● Short task: Could you copy every line from the material below in which "with" appears?

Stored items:

# # # # #

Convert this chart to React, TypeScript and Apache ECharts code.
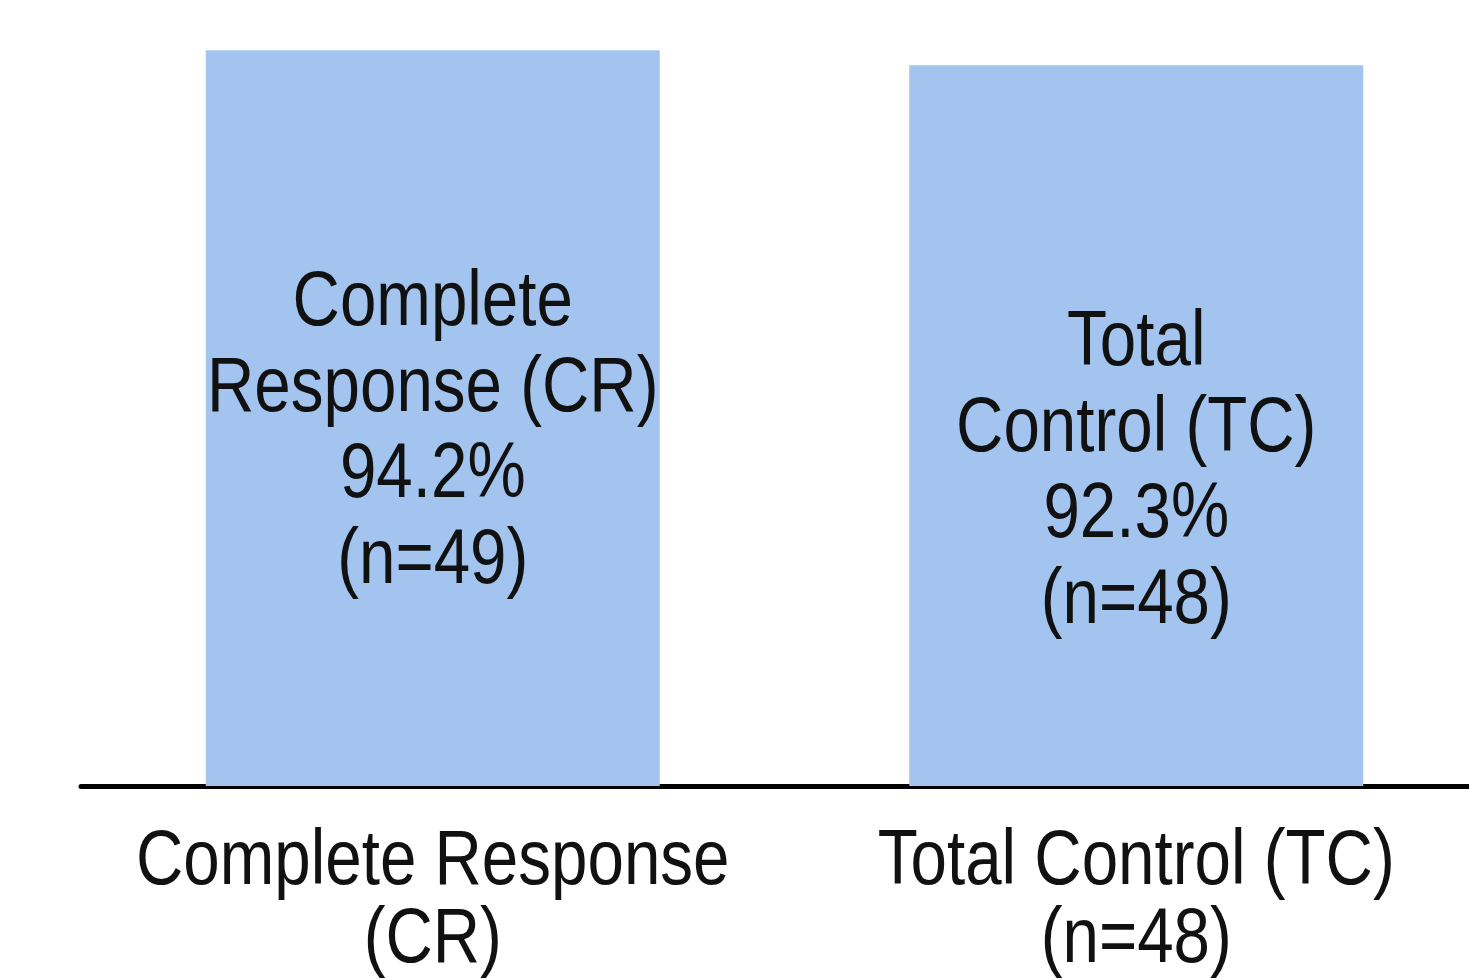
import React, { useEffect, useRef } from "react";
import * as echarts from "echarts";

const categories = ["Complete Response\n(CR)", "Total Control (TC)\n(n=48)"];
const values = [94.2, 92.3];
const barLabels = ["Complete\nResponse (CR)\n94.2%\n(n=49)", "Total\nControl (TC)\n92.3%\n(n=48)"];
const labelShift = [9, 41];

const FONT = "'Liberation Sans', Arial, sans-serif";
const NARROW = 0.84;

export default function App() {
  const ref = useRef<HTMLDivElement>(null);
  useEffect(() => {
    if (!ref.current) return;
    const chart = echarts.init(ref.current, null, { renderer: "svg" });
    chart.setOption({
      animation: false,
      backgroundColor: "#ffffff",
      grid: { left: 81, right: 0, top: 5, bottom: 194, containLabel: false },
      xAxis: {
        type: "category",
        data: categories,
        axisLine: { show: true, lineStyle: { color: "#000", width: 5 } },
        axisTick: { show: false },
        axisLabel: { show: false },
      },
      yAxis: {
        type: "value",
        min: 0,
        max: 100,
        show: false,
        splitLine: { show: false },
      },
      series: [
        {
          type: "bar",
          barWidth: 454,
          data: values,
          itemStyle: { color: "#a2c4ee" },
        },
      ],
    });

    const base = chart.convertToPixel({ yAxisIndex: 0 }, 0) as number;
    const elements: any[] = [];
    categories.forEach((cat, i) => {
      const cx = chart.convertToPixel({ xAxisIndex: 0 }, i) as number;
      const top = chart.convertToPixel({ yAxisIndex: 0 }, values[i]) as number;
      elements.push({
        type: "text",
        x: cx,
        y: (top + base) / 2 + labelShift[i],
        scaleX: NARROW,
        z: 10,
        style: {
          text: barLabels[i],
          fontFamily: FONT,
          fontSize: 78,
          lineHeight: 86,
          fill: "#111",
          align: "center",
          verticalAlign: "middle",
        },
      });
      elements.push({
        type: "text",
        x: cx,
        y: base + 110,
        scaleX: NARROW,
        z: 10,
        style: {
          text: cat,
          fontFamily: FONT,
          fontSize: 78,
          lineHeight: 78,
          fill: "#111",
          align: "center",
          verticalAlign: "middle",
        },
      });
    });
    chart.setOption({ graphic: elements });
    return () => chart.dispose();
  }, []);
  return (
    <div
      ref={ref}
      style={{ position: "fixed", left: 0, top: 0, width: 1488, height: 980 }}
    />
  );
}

# # # # #

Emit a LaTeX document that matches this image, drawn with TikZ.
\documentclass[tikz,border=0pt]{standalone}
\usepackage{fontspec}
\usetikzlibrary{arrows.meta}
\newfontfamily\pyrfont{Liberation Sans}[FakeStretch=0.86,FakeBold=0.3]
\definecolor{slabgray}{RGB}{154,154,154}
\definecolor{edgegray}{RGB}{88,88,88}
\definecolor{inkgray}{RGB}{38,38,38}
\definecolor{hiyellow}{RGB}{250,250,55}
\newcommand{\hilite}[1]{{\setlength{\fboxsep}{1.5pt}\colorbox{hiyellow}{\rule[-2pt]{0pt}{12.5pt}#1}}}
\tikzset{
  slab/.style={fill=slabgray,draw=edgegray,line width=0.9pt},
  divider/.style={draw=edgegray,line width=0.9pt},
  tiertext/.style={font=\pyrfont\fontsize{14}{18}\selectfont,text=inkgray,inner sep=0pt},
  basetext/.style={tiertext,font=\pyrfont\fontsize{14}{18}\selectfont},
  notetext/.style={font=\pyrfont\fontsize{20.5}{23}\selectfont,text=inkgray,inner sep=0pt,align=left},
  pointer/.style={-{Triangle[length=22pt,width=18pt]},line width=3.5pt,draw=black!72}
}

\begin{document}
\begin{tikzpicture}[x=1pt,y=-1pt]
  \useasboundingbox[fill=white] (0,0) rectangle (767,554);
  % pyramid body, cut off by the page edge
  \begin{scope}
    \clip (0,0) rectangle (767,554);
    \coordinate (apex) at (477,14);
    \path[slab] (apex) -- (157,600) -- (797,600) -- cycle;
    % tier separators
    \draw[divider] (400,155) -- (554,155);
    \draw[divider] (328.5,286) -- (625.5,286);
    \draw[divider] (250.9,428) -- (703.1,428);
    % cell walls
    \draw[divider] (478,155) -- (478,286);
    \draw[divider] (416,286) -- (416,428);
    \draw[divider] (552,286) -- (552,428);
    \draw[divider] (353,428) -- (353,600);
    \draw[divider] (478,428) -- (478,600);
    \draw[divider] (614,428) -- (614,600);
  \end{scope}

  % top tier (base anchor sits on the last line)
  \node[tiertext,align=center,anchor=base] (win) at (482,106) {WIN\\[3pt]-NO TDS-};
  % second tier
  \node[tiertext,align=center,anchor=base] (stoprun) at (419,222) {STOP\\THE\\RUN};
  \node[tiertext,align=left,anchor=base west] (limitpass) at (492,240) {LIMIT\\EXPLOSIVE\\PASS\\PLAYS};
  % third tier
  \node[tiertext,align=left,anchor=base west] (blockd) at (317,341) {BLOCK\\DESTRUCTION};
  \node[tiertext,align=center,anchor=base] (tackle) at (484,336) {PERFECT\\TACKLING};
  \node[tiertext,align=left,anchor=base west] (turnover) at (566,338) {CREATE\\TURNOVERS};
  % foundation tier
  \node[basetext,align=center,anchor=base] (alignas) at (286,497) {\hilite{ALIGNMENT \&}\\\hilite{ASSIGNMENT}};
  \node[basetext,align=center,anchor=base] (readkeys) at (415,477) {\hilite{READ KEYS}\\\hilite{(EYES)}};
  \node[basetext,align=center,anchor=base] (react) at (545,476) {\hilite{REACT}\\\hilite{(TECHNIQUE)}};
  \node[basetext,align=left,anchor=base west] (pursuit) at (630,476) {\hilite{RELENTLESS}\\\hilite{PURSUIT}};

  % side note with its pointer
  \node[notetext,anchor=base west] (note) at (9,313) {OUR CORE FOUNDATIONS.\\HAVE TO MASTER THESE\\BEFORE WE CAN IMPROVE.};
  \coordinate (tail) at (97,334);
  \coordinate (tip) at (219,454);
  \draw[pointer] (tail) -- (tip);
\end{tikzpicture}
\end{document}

# # # # #

● The response:
Emit a LaTeX document that matches this image, drawn with TikZ.
  % side note with its pointer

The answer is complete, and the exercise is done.